Posted: 26th March 2014
In this month’s Mortgage Market Review (MMR) article we highlight issues beyond standard IT and people challenges. We continue by focussing on the impact that MMR has on the control environment and what firms can do to ensure they have appropriate 1st and 2nd line defence mechanisms.
This challenge falls into two logical parts: control environment and lines of defence. Thereafter, we look at actions for senior management.
Control environment
To be clear, the impact on the control environment is significant; MMR is a game changer in terms of regulatory expectations. It brings with it a number of increased requirements, both for lenders and intermediaries.

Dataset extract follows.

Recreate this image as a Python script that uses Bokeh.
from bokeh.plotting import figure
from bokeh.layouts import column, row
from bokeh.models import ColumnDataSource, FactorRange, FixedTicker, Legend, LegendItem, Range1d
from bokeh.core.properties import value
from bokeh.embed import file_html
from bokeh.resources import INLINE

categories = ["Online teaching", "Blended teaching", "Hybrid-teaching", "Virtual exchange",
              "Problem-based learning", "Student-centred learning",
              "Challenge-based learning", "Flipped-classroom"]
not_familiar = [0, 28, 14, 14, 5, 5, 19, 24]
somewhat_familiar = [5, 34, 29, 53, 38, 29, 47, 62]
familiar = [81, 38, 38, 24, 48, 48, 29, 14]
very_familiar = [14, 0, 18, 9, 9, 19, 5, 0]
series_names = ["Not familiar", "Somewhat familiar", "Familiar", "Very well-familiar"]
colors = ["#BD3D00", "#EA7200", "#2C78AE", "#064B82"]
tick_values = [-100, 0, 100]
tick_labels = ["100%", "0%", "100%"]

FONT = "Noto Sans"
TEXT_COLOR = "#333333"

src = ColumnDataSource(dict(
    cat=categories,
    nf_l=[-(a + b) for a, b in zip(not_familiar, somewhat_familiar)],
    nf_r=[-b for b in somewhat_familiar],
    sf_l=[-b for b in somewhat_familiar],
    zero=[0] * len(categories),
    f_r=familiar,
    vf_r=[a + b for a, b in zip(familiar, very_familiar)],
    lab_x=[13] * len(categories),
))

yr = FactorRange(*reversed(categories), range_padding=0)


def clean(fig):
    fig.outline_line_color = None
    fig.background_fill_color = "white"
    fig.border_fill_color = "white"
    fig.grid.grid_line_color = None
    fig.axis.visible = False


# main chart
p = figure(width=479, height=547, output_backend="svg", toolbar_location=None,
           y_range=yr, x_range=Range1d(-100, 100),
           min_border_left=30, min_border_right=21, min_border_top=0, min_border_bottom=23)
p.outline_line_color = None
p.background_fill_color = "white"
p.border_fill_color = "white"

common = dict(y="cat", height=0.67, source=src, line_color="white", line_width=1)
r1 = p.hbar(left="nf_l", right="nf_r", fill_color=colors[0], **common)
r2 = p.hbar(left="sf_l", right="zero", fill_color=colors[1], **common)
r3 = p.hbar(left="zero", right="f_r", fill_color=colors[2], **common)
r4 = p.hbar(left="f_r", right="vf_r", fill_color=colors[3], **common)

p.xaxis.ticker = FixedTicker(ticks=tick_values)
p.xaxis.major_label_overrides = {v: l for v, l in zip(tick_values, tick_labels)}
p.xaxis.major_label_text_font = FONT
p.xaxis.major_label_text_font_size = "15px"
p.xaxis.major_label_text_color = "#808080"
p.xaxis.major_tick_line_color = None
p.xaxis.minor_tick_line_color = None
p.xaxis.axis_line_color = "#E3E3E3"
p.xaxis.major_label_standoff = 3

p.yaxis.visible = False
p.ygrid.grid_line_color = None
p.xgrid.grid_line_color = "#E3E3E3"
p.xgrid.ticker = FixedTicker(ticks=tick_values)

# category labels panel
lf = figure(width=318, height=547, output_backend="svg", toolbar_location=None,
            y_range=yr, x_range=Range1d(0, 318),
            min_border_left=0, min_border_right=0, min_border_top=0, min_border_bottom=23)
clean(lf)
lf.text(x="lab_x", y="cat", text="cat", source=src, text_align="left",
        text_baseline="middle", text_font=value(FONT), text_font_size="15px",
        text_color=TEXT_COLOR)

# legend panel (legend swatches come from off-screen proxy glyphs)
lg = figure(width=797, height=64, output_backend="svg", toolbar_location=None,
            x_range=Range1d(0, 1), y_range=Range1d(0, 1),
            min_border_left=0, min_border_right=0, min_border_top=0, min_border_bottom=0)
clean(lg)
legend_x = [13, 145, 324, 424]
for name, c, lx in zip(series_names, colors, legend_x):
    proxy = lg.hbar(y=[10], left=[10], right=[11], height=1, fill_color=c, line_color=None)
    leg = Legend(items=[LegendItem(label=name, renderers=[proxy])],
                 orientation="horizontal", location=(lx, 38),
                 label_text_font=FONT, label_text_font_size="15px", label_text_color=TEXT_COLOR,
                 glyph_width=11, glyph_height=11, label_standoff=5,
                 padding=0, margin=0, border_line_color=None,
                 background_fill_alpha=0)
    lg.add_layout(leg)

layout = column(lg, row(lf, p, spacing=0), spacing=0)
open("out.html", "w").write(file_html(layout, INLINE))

By now, implementation activity for both lenders and intermediaries should have tackled how the control environment will change in light of the new rules. Preparation should have been focussed on reviewing the most significant and major changes, including:
1) Removal of the non-advised sales process and consideration of what this means for controls such as training and competency schemes, span of controls and outcomes testing going forward
2) Decision about whether a firm will offer an execution only sales process post 26 April 2014, including identifying an appropriate level of business for this route and how this level will be monitored and controlled
3) Identifying changes needed to the sales process to capture the required level of customer information regarding income and expenditure, interest only repayment strategies and other relevant personal circumstances and needs
Lines of defence
The lines of defence are used to monitor activity and provide assurance within firms. As we know, MMR poses a fundamental change to the operating environment. What does this mean for the “lines of defence” model? The 1st and 2nd lines must be reviewed to assess the appropriateness of what they do today against what the business will be doing tomorrow.
In the short term such a review is likely to result in increased monitoring activity. This is particularly so in the light of the Financial Conduct Authority’s (FCA) signal that it will conduct a post implementation review of the MMR six months into the new regime. Equally the 1st line and 2nd line must enhance their current approaches to deal with the new rules ensuring that they are delivering fair outcomes for mortgage customers.
Impact and action for senior management
Acting on the above – the enhancements to the control environment and methods used by the lines of defence – depends on where senior management sets its risk appetite for the selling and affordability of mortgages. This will also impact what management information it receives to ensure that the business is operating within this.
A stand out inclusion in the new Mortgage Conduct of Business (MCOB) rules is MCOB 11.6.22R. This explicitly refers to the need for a lender to be able to demonstrate that it has robust systems and controls in place to monitor the effectiveness of its affordability assessments.
Having a specific monitoring requirement in the rules is a clear signal that firms will be required to evidence this on an ongoing basis. That means right down to individual cases. Senior management must show that it has appropriate key risk indicators in place and conduct root cause analysis as a result.
MMR continues to be much more than just about implementing IT and training people in the lead up to and beyond April 2014.